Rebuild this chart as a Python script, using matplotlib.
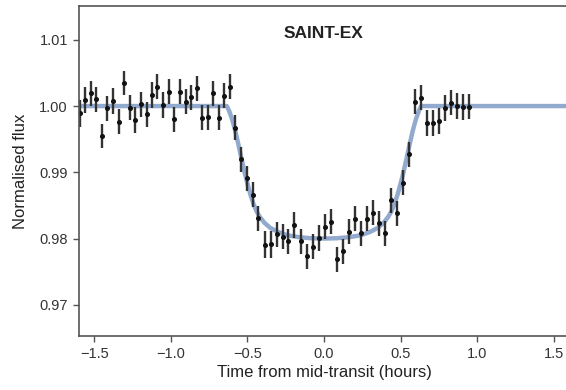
"""
SAINT-EX transit light curve, binned points with the fitted model.
"""
import matplotlib
matplotlib.use("Agg")
import matplotlib.pyplot as plt

# binned photometry (hours from mid-transit, normalised flux, 1-sigma error)
time_h = [-1.595, -1.560, -1.523, -1.486, -1.451, -1.414, -1.377, -1.342, -1.305, -1.268,
          -1.233, -1.196, -1.159, -1.124, -1.088, -1.050, -1.013, -0.978, -0.941, -0.904,
          -0.869, -0.832, -0.795, -0.760, -0.724, -0.686, -0.652, -0.614, -0.578, -0.542,
          -0.505, -0.466, -0.428, -0.386, -0.348, -0.309, -0.270, -0.232, -0.193, -0.150,
          -0.111, -0.074, -0.033, 0.007, 0.046, 0.085, 0.122, 0.163, 0.203, 0.242,
          0.281, 0.320, 0.359, 0.399, 0.438, 0.477, 0.516, 0.556, 0.595, 0.634,
          0.673, 0.712, 0.752, 0.791, 0.830, 0.869, 0.908, 0.948]
flux = [0.99890, 1.00091, 1.00192, 1.00101, 0.99547, 0.99965, 1.00075, 0.99763, 1.00343, 0.99974,
        0.99789, 1.00026, 0.99875, 1.00166, 1.00291, 1.00015, 1.00216, 0.99799, 1.00216, 1.00065,
        1.00131, 1.00267, 0.99823, 0.99829, 1.00192, 0.99823, 1.00155, 1.00291, 0.99672, 0.99195,
        0.98909, 0.98663, 0.98305, 0.97909, 0.97912, 0.98063, 0.98027, 0.97958, 0.98204, 0.97958,
        0.97731, 0.97876, 0.98008, 0.98178, 0.98254, 0.97686, 0.97807, 0.98103, 0.98299, 0.98079,
        0.98299, 0.98389, 0.98229, 0.98079, 0.98581, 0.98380, 0.98842, 0.99271, 1.00068, 1.00128,
        0.99743, 0.99743, 0.99774, 0.99970, 1.00050, 1.00000, 0.99985, 0.99989]
flux_err = [0.0020, 0.0019, 0.0019, 0.0019, 0.0018, 0.0019, 0.0019, 0.0019, 0.0018, 0.0019,
            0.0019, 0.0019, 0.0019, 0.0019, 0.0019, 0.0019, 0.0019, 0.0019, 0.0019, 0.0019,
            0.0019, 0.0019, 0.0019, 0.0019, 0.0019, 0.0019, 0.0019, 0.0019, 0.0019, 0.0019,
            0.0019, 0.0019, 0.0019, 0.0020, 0.0020, 0.0019, 0.0019, 0.0019, 0.0019, 0.0019,
            0.0019, 0.0019, 0.0019, 0.0019, 0.0019, 0.0019, 0.0019, 0.0019, 0.0019, 0.0019,
            0.0019, 0.0019, 0.0019, 0.0019, 0.0019, 0.0019, 0.0019, 0.0019, 0.0019, 0.0019,
            0.0019, 0.0019, 0.0019, 0.0019, 0.0019, 0.0019, 0.0019, 0.0019]

# best-fit transit model
model_t = [-1.60, -0.635, -0.62, -0.60, -0.58, -0.56, -0.54, -0.52, -0.50, -0.48,
           -0.46, -0.44, -0.42, -0.39, -0.35, -0.30, -0.24, -0.16, -0.08, 0.00,
           0.08, 0.16, 0.24, 0.30, 0.35, 0.39, 0.42, 0.44, 0.46, 0.48,
           0.50, 0.52, 0.54, 0.56, 0.58, 0.60, 0.62, 0.635, 1.60]
model_f = [1.0000, 1.0000, 0.9993, 0.9980, 0.9963, 0.9943, 0.9922, 0.9901, 0.9883, 0.9866,
           0.9852, 0.9841, 0.9833, 0.9824, 0.9816, 0.9810, 0.9805, 0.9802, 0.98005, 0.9800,
           0.98005, 0.9802, 0.9805, 0.9810, 0.9816, 0.9824, 0.9833, 0.9841, 0.9852, 0.9866,
           0.9883, 0.9901, 0.9922, 0.9943, 0.9963, 0.9980, 0.9993, 1.0000, 1.0000]

yticks = [0.97, 0.98, 0.99, 1.00, 1.01]
xticks = [-1.5, -1.0, -0.5, 0.0, 0.5, 1.0, 1.5]

plt.rcParams['font.family'] = ['Liberation Sans', 'DejaVu Sans']

fig = plt.figure(figsize=(5.66, 3.90), dpi=100)
ax = fig.add_axes([79 / 566, 54 / 390, 490 / 566, 330 / 390])

ax.plot(model_t, model_f, color="#4c72b0", alpha=0.6, lw=3.2, zorder=1,
        solid_joinstyle="round")
ax.errorbar(time_h, flux, yerr=flux_err, fmt="o", ms=2.6, color="#111111",
            ecolor="#333333", elinewidth=1.7, capsize=0, zorder=2)

ax.set_xlim(-1.6, 1.6)
ax.set_ylim(0.9653, 1.0151)
ax.set_xticks(xticks)
ax.set_yticks(yticks)
ax.set_yticklabels(["%.2f" % v for v in yticks])

for side in ["left", "bottom", "top"]:
    ax.spines[side].set_color("#555555")
    ax.spines[side].set_linewidth(1.2)
ax.spines["right"].set_visible(False)
ax.tick_params(axis="both", direction="out", length=4.5, width=1.0,
               color="#555555", labelsize=10.5, labelcolor="#333333")
ax.tick_params(top=False, right=False)

ax.set_xlabel("Time from mid-transit (hours)", fontsize=12, color="#222222", labelpad=3)
ax.set_ylabel("Normalised flux", fontsize=12, color="#222222", labelpad=8)

ax.text(0.5, 0.918, "SAINT-EX", transform=ax.transAxes, ha="center", va="center",
        fontsize=12.5, fontweight="bold", color="#222222")

fig.savefig("out.png", dpi=100)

**WHAT THE TASK REQUIRES**
Print, exactly as written, the lines above from the first one to the one containing "import matplotlib.pyplot as plt". Leave out pictures.

**REPLY**
Rebuild this chart as a Python script, using matplotlib.
"""
SAINT-EX transit light curve, binned points with the fitted model.
"""
import matplotlib
matplotlib.use("Agg")
import matplotlib.pyplot as plt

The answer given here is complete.